**Set problem:**
Omit every picture, and retype the lines that run from the beginning of the data below through the line containing "LAT = ['DejaVu Sans', 'Noto Sans CJK JP']", inclusive.

**Given data:**

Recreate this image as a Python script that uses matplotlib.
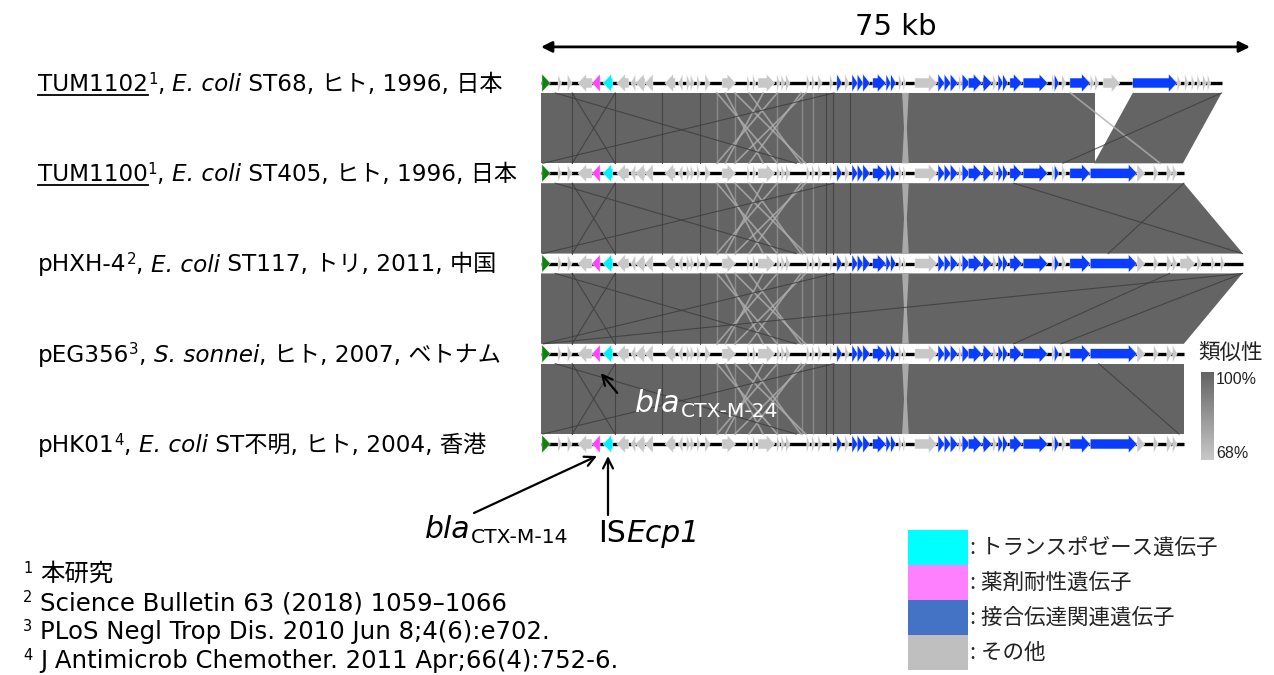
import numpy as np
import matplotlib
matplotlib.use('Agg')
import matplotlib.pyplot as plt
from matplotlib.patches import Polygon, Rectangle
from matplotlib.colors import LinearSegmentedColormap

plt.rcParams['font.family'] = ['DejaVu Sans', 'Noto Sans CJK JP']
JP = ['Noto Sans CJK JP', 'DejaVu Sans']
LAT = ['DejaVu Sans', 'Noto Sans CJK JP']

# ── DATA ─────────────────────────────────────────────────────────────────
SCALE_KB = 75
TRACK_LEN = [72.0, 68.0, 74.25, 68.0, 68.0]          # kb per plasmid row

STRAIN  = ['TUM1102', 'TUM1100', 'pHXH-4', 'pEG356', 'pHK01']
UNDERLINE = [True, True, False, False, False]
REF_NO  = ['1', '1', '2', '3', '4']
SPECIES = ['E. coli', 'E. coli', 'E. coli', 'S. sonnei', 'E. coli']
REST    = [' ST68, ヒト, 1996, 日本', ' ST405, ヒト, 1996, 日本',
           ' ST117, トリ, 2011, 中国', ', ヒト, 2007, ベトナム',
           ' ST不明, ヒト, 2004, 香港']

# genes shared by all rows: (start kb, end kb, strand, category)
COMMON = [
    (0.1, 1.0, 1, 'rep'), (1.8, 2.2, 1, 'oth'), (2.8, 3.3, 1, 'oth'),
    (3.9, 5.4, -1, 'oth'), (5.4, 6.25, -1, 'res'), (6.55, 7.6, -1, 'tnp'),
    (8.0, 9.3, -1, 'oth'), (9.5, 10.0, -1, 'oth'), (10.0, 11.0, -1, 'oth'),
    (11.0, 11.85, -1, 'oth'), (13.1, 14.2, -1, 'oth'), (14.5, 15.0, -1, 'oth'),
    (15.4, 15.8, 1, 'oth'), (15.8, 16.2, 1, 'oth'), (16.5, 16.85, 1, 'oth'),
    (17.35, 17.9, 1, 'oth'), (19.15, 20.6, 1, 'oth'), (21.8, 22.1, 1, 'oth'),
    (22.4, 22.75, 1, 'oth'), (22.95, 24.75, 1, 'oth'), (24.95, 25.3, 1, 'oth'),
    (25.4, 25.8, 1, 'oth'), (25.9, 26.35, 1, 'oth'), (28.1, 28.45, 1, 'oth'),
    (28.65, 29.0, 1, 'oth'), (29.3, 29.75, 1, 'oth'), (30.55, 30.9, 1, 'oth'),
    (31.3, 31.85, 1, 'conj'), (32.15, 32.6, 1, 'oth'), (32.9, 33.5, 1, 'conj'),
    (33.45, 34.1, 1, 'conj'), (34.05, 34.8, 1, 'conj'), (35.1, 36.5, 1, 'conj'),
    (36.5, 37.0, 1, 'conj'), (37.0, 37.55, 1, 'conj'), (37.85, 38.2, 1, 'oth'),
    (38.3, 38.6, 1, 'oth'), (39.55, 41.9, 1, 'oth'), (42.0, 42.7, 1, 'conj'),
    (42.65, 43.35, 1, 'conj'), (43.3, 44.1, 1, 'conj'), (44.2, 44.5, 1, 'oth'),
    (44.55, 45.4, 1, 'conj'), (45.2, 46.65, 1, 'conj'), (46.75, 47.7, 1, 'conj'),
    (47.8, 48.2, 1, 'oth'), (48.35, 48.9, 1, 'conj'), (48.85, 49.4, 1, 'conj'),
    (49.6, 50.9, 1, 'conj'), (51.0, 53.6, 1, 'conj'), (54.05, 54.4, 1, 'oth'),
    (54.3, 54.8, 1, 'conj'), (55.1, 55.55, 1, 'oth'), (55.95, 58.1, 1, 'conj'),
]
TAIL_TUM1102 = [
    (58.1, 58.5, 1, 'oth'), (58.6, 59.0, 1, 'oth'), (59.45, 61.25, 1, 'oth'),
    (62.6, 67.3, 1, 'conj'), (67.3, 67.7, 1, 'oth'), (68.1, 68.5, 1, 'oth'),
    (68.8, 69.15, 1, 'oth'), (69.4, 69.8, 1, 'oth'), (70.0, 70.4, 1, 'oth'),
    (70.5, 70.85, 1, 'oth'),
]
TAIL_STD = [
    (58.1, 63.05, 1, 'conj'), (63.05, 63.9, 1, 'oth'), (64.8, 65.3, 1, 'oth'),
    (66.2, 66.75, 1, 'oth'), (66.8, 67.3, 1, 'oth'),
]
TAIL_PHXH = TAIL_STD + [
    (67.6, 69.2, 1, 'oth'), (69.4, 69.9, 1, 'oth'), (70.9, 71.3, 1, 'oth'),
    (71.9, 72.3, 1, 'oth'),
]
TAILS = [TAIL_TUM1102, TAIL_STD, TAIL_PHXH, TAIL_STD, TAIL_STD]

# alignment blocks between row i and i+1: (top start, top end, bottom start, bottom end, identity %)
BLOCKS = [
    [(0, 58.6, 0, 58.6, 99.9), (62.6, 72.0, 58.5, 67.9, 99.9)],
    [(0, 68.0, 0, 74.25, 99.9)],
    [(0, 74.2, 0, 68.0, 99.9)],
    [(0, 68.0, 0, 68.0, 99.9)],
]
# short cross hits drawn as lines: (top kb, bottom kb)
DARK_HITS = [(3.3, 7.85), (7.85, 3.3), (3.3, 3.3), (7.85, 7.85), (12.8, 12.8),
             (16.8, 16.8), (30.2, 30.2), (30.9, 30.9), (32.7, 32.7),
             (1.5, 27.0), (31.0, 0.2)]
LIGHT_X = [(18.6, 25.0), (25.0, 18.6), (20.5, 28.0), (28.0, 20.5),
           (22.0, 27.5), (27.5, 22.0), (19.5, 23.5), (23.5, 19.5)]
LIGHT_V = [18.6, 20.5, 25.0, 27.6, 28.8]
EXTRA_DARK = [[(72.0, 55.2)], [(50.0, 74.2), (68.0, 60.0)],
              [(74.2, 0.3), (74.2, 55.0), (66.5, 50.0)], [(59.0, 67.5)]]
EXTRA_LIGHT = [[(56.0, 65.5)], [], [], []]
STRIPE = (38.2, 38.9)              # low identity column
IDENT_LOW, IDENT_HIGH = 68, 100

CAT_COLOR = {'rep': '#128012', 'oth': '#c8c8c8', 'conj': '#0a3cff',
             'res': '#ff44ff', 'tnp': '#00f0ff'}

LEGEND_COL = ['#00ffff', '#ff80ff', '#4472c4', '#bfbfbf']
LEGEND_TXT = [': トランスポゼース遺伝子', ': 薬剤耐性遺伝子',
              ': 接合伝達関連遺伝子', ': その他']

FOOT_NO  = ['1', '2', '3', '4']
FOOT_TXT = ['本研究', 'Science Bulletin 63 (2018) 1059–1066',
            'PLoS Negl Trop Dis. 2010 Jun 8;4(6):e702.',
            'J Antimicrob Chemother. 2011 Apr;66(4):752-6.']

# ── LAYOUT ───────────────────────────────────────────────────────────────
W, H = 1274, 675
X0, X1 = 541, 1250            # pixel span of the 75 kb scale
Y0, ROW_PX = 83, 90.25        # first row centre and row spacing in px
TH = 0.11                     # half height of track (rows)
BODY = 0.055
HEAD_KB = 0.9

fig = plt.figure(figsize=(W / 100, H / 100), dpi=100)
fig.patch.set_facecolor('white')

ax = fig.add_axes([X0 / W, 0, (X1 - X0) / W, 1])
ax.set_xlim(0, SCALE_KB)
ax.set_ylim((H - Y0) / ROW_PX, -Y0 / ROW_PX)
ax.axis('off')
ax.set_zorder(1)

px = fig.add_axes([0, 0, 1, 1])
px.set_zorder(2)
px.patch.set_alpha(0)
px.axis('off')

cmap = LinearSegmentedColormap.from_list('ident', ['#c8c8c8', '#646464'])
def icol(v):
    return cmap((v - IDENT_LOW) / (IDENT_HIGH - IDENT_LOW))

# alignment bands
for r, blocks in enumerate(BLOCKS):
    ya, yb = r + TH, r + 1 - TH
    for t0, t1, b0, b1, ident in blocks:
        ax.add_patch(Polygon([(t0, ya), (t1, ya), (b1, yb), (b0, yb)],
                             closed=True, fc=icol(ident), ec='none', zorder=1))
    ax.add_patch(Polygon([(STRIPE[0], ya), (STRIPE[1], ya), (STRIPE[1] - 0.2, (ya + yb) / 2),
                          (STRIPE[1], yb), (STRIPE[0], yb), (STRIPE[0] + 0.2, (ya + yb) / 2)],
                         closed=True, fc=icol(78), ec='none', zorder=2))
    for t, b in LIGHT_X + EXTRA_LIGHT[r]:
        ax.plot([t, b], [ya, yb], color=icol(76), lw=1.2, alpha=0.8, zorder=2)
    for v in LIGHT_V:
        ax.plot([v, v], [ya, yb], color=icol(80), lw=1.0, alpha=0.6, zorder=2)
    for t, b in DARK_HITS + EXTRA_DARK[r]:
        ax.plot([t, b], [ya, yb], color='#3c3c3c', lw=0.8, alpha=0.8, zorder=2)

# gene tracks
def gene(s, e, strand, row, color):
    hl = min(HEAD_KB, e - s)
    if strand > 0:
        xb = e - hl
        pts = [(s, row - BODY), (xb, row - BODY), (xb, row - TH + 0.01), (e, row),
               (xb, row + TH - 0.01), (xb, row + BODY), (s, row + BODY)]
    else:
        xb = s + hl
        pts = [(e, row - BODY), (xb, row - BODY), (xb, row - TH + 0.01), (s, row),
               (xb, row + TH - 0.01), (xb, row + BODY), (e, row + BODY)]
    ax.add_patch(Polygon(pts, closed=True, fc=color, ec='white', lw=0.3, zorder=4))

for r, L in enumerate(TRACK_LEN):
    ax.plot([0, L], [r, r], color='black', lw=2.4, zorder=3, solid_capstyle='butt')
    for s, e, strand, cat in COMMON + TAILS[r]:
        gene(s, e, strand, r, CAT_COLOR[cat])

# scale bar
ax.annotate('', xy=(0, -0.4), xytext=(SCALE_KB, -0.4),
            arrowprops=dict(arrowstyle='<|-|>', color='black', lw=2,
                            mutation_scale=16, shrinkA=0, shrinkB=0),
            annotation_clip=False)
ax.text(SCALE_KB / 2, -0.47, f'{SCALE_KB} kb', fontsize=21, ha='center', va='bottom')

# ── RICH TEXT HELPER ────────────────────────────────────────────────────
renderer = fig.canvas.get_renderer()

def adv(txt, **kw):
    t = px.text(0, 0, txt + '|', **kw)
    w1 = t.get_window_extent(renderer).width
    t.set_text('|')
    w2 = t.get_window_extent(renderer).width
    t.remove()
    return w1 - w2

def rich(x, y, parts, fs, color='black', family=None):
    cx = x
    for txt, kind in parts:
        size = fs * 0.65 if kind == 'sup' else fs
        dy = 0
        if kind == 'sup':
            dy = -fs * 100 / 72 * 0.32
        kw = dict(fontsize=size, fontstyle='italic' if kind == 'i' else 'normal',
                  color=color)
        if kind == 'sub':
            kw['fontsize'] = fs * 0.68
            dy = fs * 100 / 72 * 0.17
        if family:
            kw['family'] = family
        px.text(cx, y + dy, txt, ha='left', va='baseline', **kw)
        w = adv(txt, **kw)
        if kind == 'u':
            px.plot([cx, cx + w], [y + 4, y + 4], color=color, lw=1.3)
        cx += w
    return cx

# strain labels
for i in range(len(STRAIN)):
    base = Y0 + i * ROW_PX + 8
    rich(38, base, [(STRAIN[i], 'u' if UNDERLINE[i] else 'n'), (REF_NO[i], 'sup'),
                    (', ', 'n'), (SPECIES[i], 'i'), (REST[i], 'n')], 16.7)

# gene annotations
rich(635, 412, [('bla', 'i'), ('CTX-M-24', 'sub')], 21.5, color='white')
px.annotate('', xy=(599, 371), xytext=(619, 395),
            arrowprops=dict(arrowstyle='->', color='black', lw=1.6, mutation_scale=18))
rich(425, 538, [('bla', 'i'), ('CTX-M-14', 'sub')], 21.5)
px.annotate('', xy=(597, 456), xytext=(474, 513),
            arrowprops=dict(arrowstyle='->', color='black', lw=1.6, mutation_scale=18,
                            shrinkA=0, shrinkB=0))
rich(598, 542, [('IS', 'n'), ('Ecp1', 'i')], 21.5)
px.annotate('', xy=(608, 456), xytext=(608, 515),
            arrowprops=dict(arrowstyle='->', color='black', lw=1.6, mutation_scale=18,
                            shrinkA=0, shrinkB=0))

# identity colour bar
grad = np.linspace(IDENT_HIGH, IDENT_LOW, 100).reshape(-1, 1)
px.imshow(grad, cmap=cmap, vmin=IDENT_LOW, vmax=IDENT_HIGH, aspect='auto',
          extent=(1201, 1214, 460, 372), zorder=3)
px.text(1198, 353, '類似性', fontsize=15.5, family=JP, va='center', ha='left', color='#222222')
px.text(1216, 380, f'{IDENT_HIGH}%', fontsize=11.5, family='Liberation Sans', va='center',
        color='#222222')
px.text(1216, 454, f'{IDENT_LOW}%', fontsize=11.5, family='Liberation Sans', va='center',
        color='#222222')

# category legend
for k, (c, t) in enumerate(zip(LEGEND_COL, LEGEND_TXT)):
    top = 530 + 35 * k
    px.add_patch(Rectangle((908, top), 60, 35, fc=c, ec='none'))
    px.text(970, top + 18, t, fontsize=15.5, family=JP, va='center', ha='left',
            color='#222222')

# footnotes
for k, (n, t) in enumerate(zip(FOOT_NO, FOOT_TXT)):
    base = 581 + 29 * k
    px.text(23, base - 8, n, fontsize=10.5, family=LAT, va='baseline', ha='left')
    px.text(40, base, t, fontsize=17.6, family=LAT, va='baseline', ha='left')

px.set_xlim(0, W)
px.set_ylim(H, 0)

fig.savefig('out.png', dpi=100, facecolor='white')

**Solution for this exercise:**
Recreate this image as a Python script that uses matplotlib.
import numpy as np
import matplotlib
matplotlib.use('Agg')
import matplotlib.pyplot as plt
from matplotlib.patches import Polygon, Rectangle
from matplotlib.colors import LinearSegmentedColormap

plt.rcParams['font.family'] = ['DejaVu Sans', 'Noto Sans CJK JP']
JP = ['Noto Sans CJK JP', 'DejaVu Sans']
LAT = ['DejaVu Sans', 'Noto Sans CJK JP']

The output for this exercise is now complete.